■ **Work to complete**: Please set down all the lines beneath this one exactly, without the pictures.

■ **Information provided**:
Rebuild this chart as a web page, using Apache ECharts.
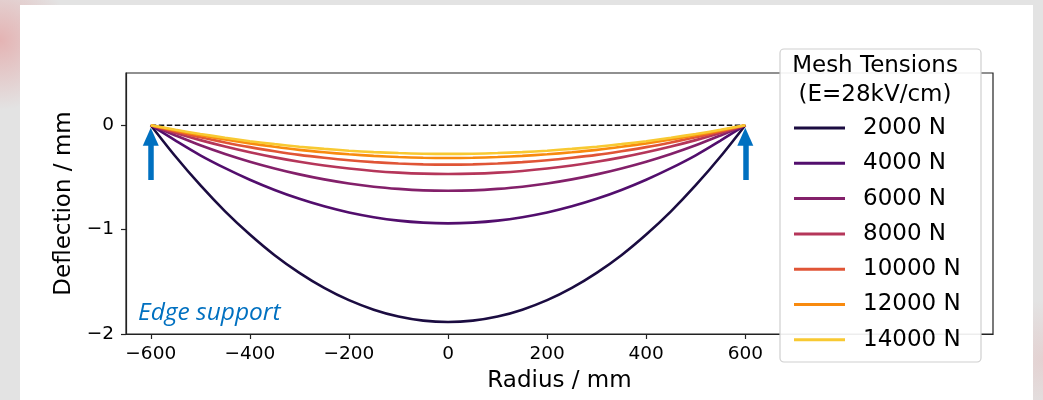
<!DOCTYPE html>
<html>
<head>
<meta charset="utf-8">
<title>Mesh deflection vs radius</title>
<script src="https://cdn.jsdelivr.net/npm/echarts@6/dist/echarts.min.js"></script>
<style>
    html, body { margin: 0; padding: 0; width: 1043px; height: 400px; overflow: hidden; }
    body {
        background:
            radial-gradient(circle at 0px 40px, rgba(230, 90, 90, 0.35), rgba(230, 90, 90, 0) 70px),
            radial-gradient(circle at 1043px 360px, rgba(230, 130, 130, 0.18), rgba(230, 130, 130, 0) 60px),
            #e3e3e3;
    }
    #card { position: absolute; left: 20px; top: 5px; width: 1013px; height: 395px; background: #fff; }
    #chart { position: absolute; left: 0; top: 0; width: 1043px; height: 400px; }
</style>
</head>
<body>
<div id="card"></div>
<div id="chart"></div>
<script>
// --- Data (every 50 mm) ---
const radius = [-600, -550, -500, -450, -400, -350, -300, -250, -200, -150, -100, -50, 0,
                50, 100, 150, 200, 250, 300, 350, 400, 450, 500, 550, 600];
const tensions = ['2000 N', '4000 N', '6000 N', '8000 N', '10000 N', '12000 N', '14000 N'];
const defl2000 = [0, -0.30, -0.575, -0.825, -1.047, -1.245, -1.414, -1.558, -1.676, -1.767, -1.833, -1.872, -1.885,
                  -1.872, -1.833, -1.767, -1.676, -1.558, -1.414, -1.245, -1.047, -0.825, -0.575, -0.30, 0];
const defl4000 = [0, -0.147, -0.288, -0.411, -0.522, -0.62, -0.705, -0.777, -0.836, -0.881, -0.914, -0.933, -0.94,
                  -0.933, -0.914, -0.881, -0.836, -0.777, -0.705, -0.62, -0.522, -0.411, -0.288, -0.147, 0];
const defl6000 = [0, -0.098, -0.192, -0.275, -0.349, -0.414, -0.471, -0.519, -0.558, -0.589, -0.61, -0.624, -0.628,
                  -0.624, -0.61, -0.589, -0.558, -0.519, -0.471, -0.414, -0.349, -0.275, -0.192, -0.098, 0];
const defl8000 = [0, -0.075, -0.143, -0.204, -0.259, -0.308, -0.35, -0.386, -0.415, -0.438, -0.454, -0.464, -0.467,
                  -0.464, -0.454, -0.438, -0.415, -0.386, -0.35, -0.308, -0.259, -0.204, -0.143, -0.075, 0];
const defl10000 = [0, -0.06, -0.116, -0.165, -0.21, -0.249, -0.284, -0.312, -0.336, -0.354, -0.367, -0.375, -0.378,
                   -0.375, -0.367, -0.354, -0.336, -0.312, -0.284, -0.249, -0.21, -0.165, -0.116, -0.06, 0];
const defl12000 = [0, -0.05, -0.096, -0.137, -0.174, -0.207, -0.236, -0.259, -0.279, -0.294, -0.305, -0.312, -0.314,
                   -0.312, -0.305, -0.294, -0.279, -0.259, -0.236, -0.207, -0.174, -0.137, -0.096, -0.05, 0];
const defl14000 = [0, -0.044, -0.084, -0.12, -0.153, -0.181, -0.206, -0.227, -0.244, -0.258, -0.267, -0.273, -0.275,
                   -0.273, -0.267, -0.258, -0.244, -0.227, -0.206, -0.181, -0.153, -0.12, -0.084, -0.044, 0];
const deflections = [defl2000, defl4000, defl6000, defl8000, defl10000, defl12000, defl14000];
const flatLine = [[-600, 0], [600, 0]];
const supportX = [-600, 600];
const xTicks = [-600, -400, -200, 0, 200, 400, 600];
const yTicks = [-2, -1, 0];

// inferno-ish palette
const colors = ['#1b0c41', '#520e6d', '#83206a', '#b5365a', '#e05536', '#f88a0e', '#f8c932'];
const sansFont = '"DejaVu Sans", sans-serif';
const minus = v => (v < 0 ? '\u2212' + Math.abs(v) : String(v));

const chart = echarts.init(document.getElementById('chart'));

const curveSeries = tensions.map((name, i) => ({
    name: name,
    type: 'line',
    data: radius.map((r, j) => [r, deflections[i][j]]),
    smooth: 0.3,
    showSymbol: false,
    lineStyle: { color: colors[i], width: 2.6 },
    itemStyle: { color: colors[i] },
    emphasis: { disabled: true }
}));

const option = {
    animation: false,
    grid: { left: 126, right: 50, top: 73, bottom: 66, show: true, borderColor: '#222', borderWidth: 1.2, backgroundColor: 'transparent' },
    xAxis: {
        type: 'value', min: -650, max: 1100,
        name: 'Radius / mm', nameLocation: 'middle', nameGap: 36,
        nameTextStyle: { fontFamily: sansFont, fontSize: 23, color: '#000' },
        axisLine: { show: true, onZero: false, lineStyle: { color: '#222', width: 1.2 } },
        axisTick: { show: true, length: 5, customValues: xTicks, lineStyle: { color: '#222', width: 1.2 } },
        axisLabel: { customValues: xTicks, formatter: minus, fontFamily: sansFont, fontSize: 18.5, color: '#000', margin: 11 },
        splitLine: { show: false }
    },
    yAxis: {
        type: 'value', min: -2, max: 0.5,
        name: 'Deflection / mm', nameLocation: 'middle', nameRotate: 90, nameGap: 50,
        nameTextStyle: { fontFamily: sansFont, fontSize: 23, color: '#000' },
        axisLine: { show: true, onZero: false, lineStyle: { color: '#222', width: 1.2 } },
        axisTick: { show: true, length: 5, customValues: yTicks, lineStyle: { color: '#222', width: 1.2 } },
        axisLabel: { customValues: yTicks, formatter: minus, fontFamily: sansFont, fontSize: 18.5, color: '#000', margin: 12 },
        splitLine: { show: false }
    },
    legend: {
        data: tensions, orient: 'vertical', left: 794, top: 115,
        itemWidth: 51, itemHeight: 3, itemGap: 9.3, icon: 'rect', padding: 0,
        selectedMode: false, z: 20,
        textStyle: { fontFamily: sansFont, fontSize: 23, color: '#000', lineHeight: 26, padding: [0, 0, 0, 13] }
    },
    graphic: [
        { type: 'rect', z: 10, shape: { x: 780, y: 49, width: 201, height: 313, r: 4 },
          style: { fill: 'rgba(255,255,255,0.92)', stroke: '#cfcfcf', lineWidth: 1.2 } },
        { type: 'text', z: 11, x: 875, y: 66,
          style: { text: 'Mesh Tensions', font: '23px ' + sansFont, fill: '#000', align: 'center', verticalAlign: 'middle' } },
        { type: 'text', z: 11, x: 875, y: 95,
          style: { text: '(E=28kV/cm)', font: '23px ' + sansFont, fill: '#000', align: 'center', verticalAlign: 'middle' } },
        { type: 'text', z: 11, x: 138, y: 313,
          style: { text: 'Edge support', font: 'italic 24.5px "Open Sans", sans-serif', fill: '#0070c0', verticalAlign: 'middle' } }
    ],
    series: [
        {
            name: 'flat', type: 'line', data: flatLine, showSymbol: false, silent: true,
            lineStyle: { color: '#111', width: 1.5, type: [5.5, 2.5] },
            markLine: {
                silent: true, animation: false,
                symbol: ['none', 'triangle'], symbolSize: [16, 18],
                label: { show: false },
                lineStyle: { color: '#0070c0', width: 5.5, type: 'solid' },
                emphasis: { disabled: true },
                data: supportX.map(x => [{ coord: [x, -0.525] }, { coord: [x, -0.11] }])
            }
        },
        ...curveSeries
    ]
};

chart.setOption(option);
</script>
</body>
</html>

■ **Expected answer**:
Rebuild this chart as a web page, using Apache ECharts.
<!DOCTYPE html>
<html>
<head>
<meta charset="utf-8">
<title>Mesh deflection vs radius</title>
<script src="https://cdn.jsdelivr.net/npm/echarts@6/dist/echarts.min.js"></script>
<style>
    html, body { margin: 0; padding: 0; width: 1043px; height: 400px; overflow: hidden; }
    body {
        background:
            radial-gradient(circle at 0px 40px, rgba(230, 90, 90, 0.35), rgba(230, 90, 90, 0) 70px),
            radial-gradient(circle at 1043px 360px, rgba(230, 130, 130, 0.18), rgba(230, 130, 130, 0) 60px),
            #e3e3e3;
    }
    #card { position: absolute; left: 20px; top: 5px; width: 1013px; height: 395px; background: #fff; }
    #chart { position: absolute; left: 0; top: 0; width: 1043px; height: 400px; }
</style>
</head>
<body>
<div id="card"></div>
<div id="chart"></div>
<script>
// --- Data (every 50 mm) ---
const radius = [-600, -550, -500, -450, -400, -350, -300, -250, -200, -150, -100, -50, 0,
                50, 100, 150, 200, 250, 300, 350, 400, 450, 500, 550, 600];
const tensions = ['2000 N', '4000 N', '6000 N', '8000 N', '10000 N', '12000 N', '14000 N'];
const defl2000 = [0, -0.30, -0.575, -0.825, -1.047, -1.245, -1.414, -1.558, -1.676, -1.767, -1.833, -1.872, -1.885,
                  -1.872, -1.833, -1.767, -1.676, -1.558, -1.414, -1.245, -1.047, -0.825, -0.575, -0.30, 0];
const defl4000 = [0, -0.147, -0.288, -0.411, -0.522, -0.62, -0.705, -0.777, -0.836, -0.881, -0.914, -0.933, -0.94,
                  -0.933, -0.914, -0.881, -0.836, -0.777, -0.705, -0.62, -0.522, -0.411, -0.288, -0.147, 0];
const defl6000 = [0, -0.098, -0.192, -0.275, -0.349, -0.414, -0.471, -0.519, -0.558, -0.589, -0.61, -0.624, -0.628,
                  -0.624, -0.61, -0.589, -0.558, -0.519, -0.471, -0.414, -0.349, -0.275, -0.192, -0.098, 0];
const defl8000 = [0, -0.075, -0.143, -0.204, -0.259, -0.308, -0.35, -0.386, -0.415, -0.438, -0.454, -0.464, -0.467,
                  -0.464, -0.454, -0.438, -0.415, -0.386, -0.35, -0.308, -0.259, -0.204, -0.143, -0.075, 0];
const defl10000 = [0, -0.06, -0.116, -0.165, -0.21, -0.249, -0.284, -0.312, -0.336, -0.354, -0.367, -0.375, -0.378,
                   -0.375, -0.367, -0.354, -0.336, -0.312, -0.284, -0.249, -0.21, -0.165, -0.116, -0.06, 0];
const defl12000 = [0, -0.05, -0.096, -0.137, -0.174, -0.207, -0.236, -0.259, -0.279, -0.294, -0.305, -0.312, -0.314,
                   -0.312, -0.305, -0.294, -0.279, -0.259, -0.236, -0.207, -0.174, -0.137, -0.096, -0.05, 0];
const defl14000 = [0, -0.044, -0.084, -0.12, -0.153, -0.181, -0.206, -0.227, -0.244, -0.258, -0.267, -0.273, -0.275,
                   -0.273, -0.267, -0.258, -0.244, -0.227, -0.206, -0.181, -0.153, -0.12, -0.084, -0.044, 0];
const deflections = [defl2000, defl4000, defl6000, defl8000, defl10000, defl12000, defl14000];
const flatLine = [[-600, 0], [600, 0]];
const supportX = [-600, 600];
const xTicks = [-600, -400, -200, 0, 200, 400, 600];
const yTicks = [-2, -1, 0];

// inferno-ish palette
const colors = ['#1b0c41', '#520e6d', '#83206a', '#b5365a', '#e05536', '#f88a0e', '#f8c932'];
const sansFont = '"DejaVu Sans", sans-serif';
const minus = v => (v < 0 ? '\u2212' + Math.abs(v) : String(v));

const chart = echarts.init(document.getElementById('chart'));

const curveSeries = tensions.map((name, i) => ({
    name: name,
    type: 'line',
    data: radius.map((r, j) => [r, deflections[i][j]]),
    smooth: 0.3,
    showSymbol: false,
    lineStyle: { color: colors[i], width: 2.6 },
    itemStyle: { color: colors[i] },
    emphasis: { disabled: true }
}));

const option = {
    animation: false,
    grid: { left: 126, right: 50, top: 73, bottom: 66, show: true, borderColor: '#222', borderWidth: 1.2, backgroundColor: 'transparent' },
    xAxis: {
        type: 'value', min: -650, max: 1100,
        name: 'Radius / mm', nameLocation: 'middle', nameGap: 36,
        nameTextStyle: { fontFamily: sansFont, fontSize: 23, color: '#000' },
        axisLine: { show: true, onZero: false, lineStyle: { color: '#222', width: 1.2 } },
        axisTick: { show: true, length: 5, customValues: xTicks, lineStyle: { color: '#222', width: 1.2 } },
        axisLabel: { customValues: xTicks, formatter: minus, fontFamily: sansFont, fontSize: 18.5, color: '#000', margin: 11 },
        splitLine: { show: false }
    },
    yAxis: {
        type: 'value', min: -2, max: 0.5,
        name: 'Deflection / mm', nameLocation: 'middle', nameRotate: 90, nameGap: 50,
        nameTextStyle: { fontFamily: sansFont, fontSize: 23, color: '#000' },
        axisLine: { show: true, onZero: false, lineStyle: { color: '#222', width: 1.2 } },
        axisTick: { show: true, length: 5, customValues: yTicks, lineStyle: { color: '#222', width: 1.2 } },
        axisLabel: { customValues: yTicks, formatter: minus, fontFamily: sansFont, fontSize: 18.5, color: '#000', margin: 12 },
        splitLine: { show: false }
    },
    legend: {
        data: tensions, orient: 'vertical', left: 794, top: 115,
        itemWidth: 51, itemHeight: 3, itemGap: 9.3, icon: 'rect', padding: 0,
        selectedMode: false, z: 20,
        textStyle: { fontFamily: sansFont, fontSize: 23, color: '#000', lineHeight: 26, padding: [0, 0, 0, 13] }
    },
    graphic: [
        { type: 'rect', z: 10, shape: { x: 780, y: 49, width: 201, height: 313, r: 4 },
          style: { fill: 'rgba(255,255,255,0.92)', stroke: '#cfcfcf', lineWidth: 1.2 } },
        { type: 'text', z: 11, x: 875, y: 66,
          style: { text: 'Mesh Tensions', font: '23px ' + sansFont, fill: '#000', align: 'center', verticalAlign: 'middle' } },
        { type: 'text', z: 11, x: 875, y: 95,
          style: { text: '(E=28kV/cm)', font: '23px ' + sansFont, fill: '#000', align: 'center', verticalAlign: 'middle' } },
        { type: 'text', z: 11, x: 138, y: 313,
          style: { text: 'Edge support', font: 'italic 24.5px "Open Sans", sans-serif', fill: '#0070c0', verticalAlign: 'middle' } }
    ],
    series: [
        {
            name: 'flat', type: 'line', data: flatLine, showSymbol: false, silent: true,
            lineStyle: { color: '#111', width: 1.5, type: [5.5, 2.5] },
            markLine: {
                silent: true, animation: false,
                symbol: ['none', 'triangle'], symbolSize: [16, 18],
                label: { show: false },
                lineStyle: { color: '#0070c0', width: 5.5, type: 'solid' },
                emphasis: { disabled: true },
                data: supportX.map(x => [{ coord: [x, -0.525] }, { coord: [x, -0.11] }])
            }
        },
        ...curveSeries
    ]
};

chart.setOption(option);
</script>
</body>
</html>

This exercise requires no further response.